Rangda - the most prominent demonic figure in Balinese mythology. She represents destructive power, disease, and transgression, and is mythologically opposed to Barong.Their conflict symbolises the perpetual struggle between ordering and dissolving forces, a struggle that is never conclusively resolved.

Leyaks - malevolent beings associated with sorcery, night, and the manipulation of unseen forces. In Balinese mythology, leyaks are often humans who, through forbidden knowledge, operate in the niskala realm to cause illness, misfortune, and death in the sekala world. They are closely linked to Rangda, sometimes described as her followers or manifestations of her power, and represent the constant threat posed by uncontrolled spiritual energy.

Bhuta Kala - often appear as monstrous beings, symbolizing excess or ego, but they also serve as protectors when properly honored.
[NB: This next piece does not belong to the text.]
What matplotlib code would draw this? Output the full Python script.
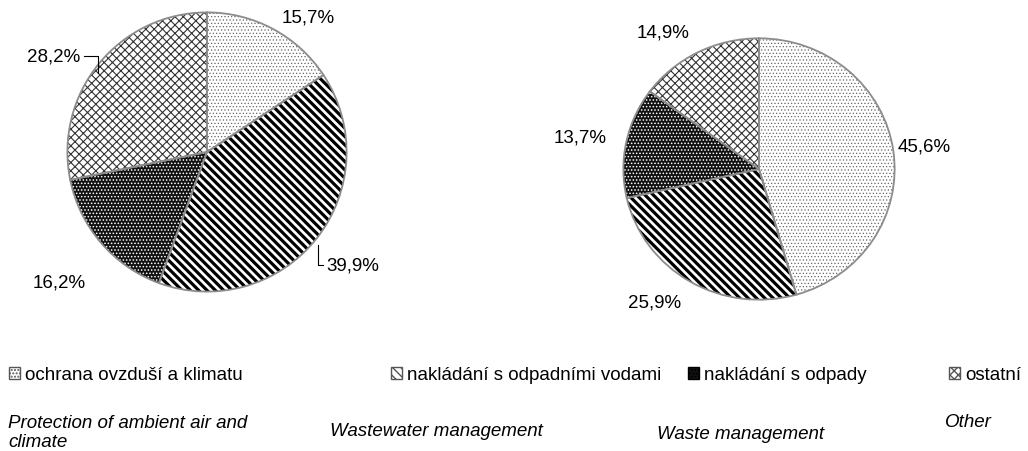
import numpy as np
import matplotlib
matplotlib.use("Agg")
import matplotlib.pyplot as plt
from matplotlib.lines import Line2D
from matplotlib.patches import Patch

plt.rcParams['font.family'] = ['Liberation Sans', 'DejaVu Sans']

categories_cz = ['ochrana ovzduší a klimatu', 'nakládání s odpadními vodami',
                 'nakládání s odpady', 'ostatní']
categories_en = ['Protection of ambient air and\nclimate', 'Wastewater management',
                 'Waste management', 'Other']
left_values = [15.7, 39.9, 16.2, 28.2]
right_values = [45.6, 25.9, 13.7, 14.9]

W, H = 1028, 452
fig = plt.figure(figsize=(W / 100, H / 100), dpi=100)
fig.patch.set_facecolor('white')


def fx(px):
    return px / W


def fy(py):
    return 1 - py / H


# face colour, hatch colour, hatch pattern, hatch linewidth
styles = [
    ('white', '#666666', '.....', 0.5),
    ('white', 'black', '\\\\\\\\', 2.3),
    ('#111111', 'white', '.....', 0.7),
    ('white', '#333333', 'xxxx', 0.8),
]


def style_patch(p, st):
    fc, hc, hatch, hlw = st
    p.set_facecolor(fc)
    p.set_edgecolor(hc)
    p.set_hatch(hatch)
    if hasattr(p, 'set_hatch_linewidth'):
        p.set_hatch_linewidth(hlw)


def draw_pie(cx, cy, rx, ry, values):
    ax = fig.add_axes([fx(cx - rx), fy(cy + ry), 2 * rx / W, 2 * ry / H])
    wedges, _ = ax.pie(values, startangle=90, counterclock=False, radius=1,
                       wedgeprops=dict(linewidth=0))
    for w, st in zip(wedges, styles):
        style_patch(w, st)
    ax.pie(values, startangle=90, counterclock=False, radius=1,
           wedgeprops=dict(fill=False, edgecolor='#8c8c8c', linewidth=1.3))
    ax.set_xlim(-1.01, 1.01)
    ax.set_ylim(-1.01, 1.01)
    ax.set_aspect('auto')
    ax.axis('off')
    return wedges


def edge_point(cx, cy, rx, ry, values, i):
    total = sum(values)
    mid = (sum(values[:i]) + values[i] / 2) / total * 2 * np.pi
    return cx + rx * np.sin(mid), cy - ry * np.cos(mid)


def pct(v):
    return f'{v:.1f}%'.replace('.', ',')


lc, lcy, lr = 207, 153, 141
rc, rcy, rrx, rry = 759, 170, 137, 132

draw_pie(lc, lcy, lr, lr, left_values)
draw_pie(rc, rcy, rrx, rry, right_values)

fs = 13.5
# left pie labels
fig.text(fx(282), fy(18), pct(left_values[0]), fontsize=fs, va='center')
fig.text(fx(326), fy(266), pct(left_values[1]), fontsize=fs, va='center')
fig.text(fx(86), fy(283), pct(left_values[2]), fontsize=fs, va='center', ha='right')
fig.text(fx(80), fy(57), pct(left_values[3]), fontsize=fs, va='center', ha='right')

px, py = edge_point(lc, lcy, lr, lr, left_values, 1)
fig.add_artist(Line2D([fx(px), fx(px), fx(323)], [fy(py + 6), fy(266), fy(266)],
                      color='black', lw=0.8))
px, py = edge_point(lc, lcy, lr, lr, left_values, 3)
fig.add_artist(Line2D([fx(84), fx(px), fx(px)], [fy(57), fy(57), fy(py + 10)],
                      color='black', lw=0.8))

# right pie labels
fig.text(fx(637), fy(33), pct(right_values[3]), fontsize=fs, va='center')
fig.text(fx(898), fy(147), pct(right_values[0]), fontsize=fs, va='center')
fig.text(fx(607), fy(138), pct(right_values[2]), fontsize=fs, va='center', ha='right')
fig.text(fx(628), fy(303), pct(right_values[1]), fontsize=fs, va='center')

# legend entries (uneven spacing as in the original)
leg_x = [9, 391, 688, 949]
for st, name, x in zip(styles, categories_cz, leg_x):
    h = Patch()
    style_patch(h, st)
    h.set_edgecolor('#555555' if st[0] == 'white' else 'black')
    fig.legend([h], [name], loc='center left',
               bbox_to_anchor=(fx(x), fy(376)), frameon=False,
               fontsize=fs, handlelength=0.6, handleheight=0.6,
               handletextpad=0.25, borderpad=0, borderaxespad=0)

en_pos = [(8, 433), (330, 432), (657, 435), (945, 423)]
for name, (x, y) in zip(categories_en, en_pos):
    fig.text(fx(x), fy(y), name, fontsize=fs, style='italic', va='center',
             linespacing=1.2)

fig.savefig('out.png', dpi=100)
Kala Rau - a demonic being associated with eclipses and cosmic disruption. Mythologically, Kala Rau attempts to devour the sun or moon, symbolising moments when cosmic order temporarily breaks down before being restored.

==Aspects of Balinese mythology==
- Antaboga
- Bedawang Nala
- Barong
- Bhoma - known as the Son of the Earth
- Rangda - a wicked witch and practitioner of black magic
- Setesuyara
- Batara Kala
- Semara
- Tjak
- Takshaka
- The Awan
- Perfumed Heaven
- Galungan
- Calon Arang
- Celuluk
- Leyak (or Leák)
- Vasuki - the serpent king that accompanies Shiva

==Creation myth==
At the beginning of time, only Antaboga the world snake existed. Antaboga meditated and created the world turtle Bedawang. Two snakes lie on top of the world turtle, as does the Black Stone, which forms the lid of the underworld. The underworld is ruled by the goddess Setesuyara and the god Batara Kala, who created light and the earth. Above the earth lies a series of skies. Semara, god of love, lives in the floating sky, and above the sky lies the dark blue sky (space), home to the sun and moon. Next is the perfumed sky, which has many beautiful flowers and is inhabited by Tjak, a bird with a human face; the serpent Taksaka; and a group of snakes collectively known as the Awan, who appear as falling stars. The ancestors live in a flame-filled heaven above the perfumed heaven, and finally beyond that is the abode of the gods.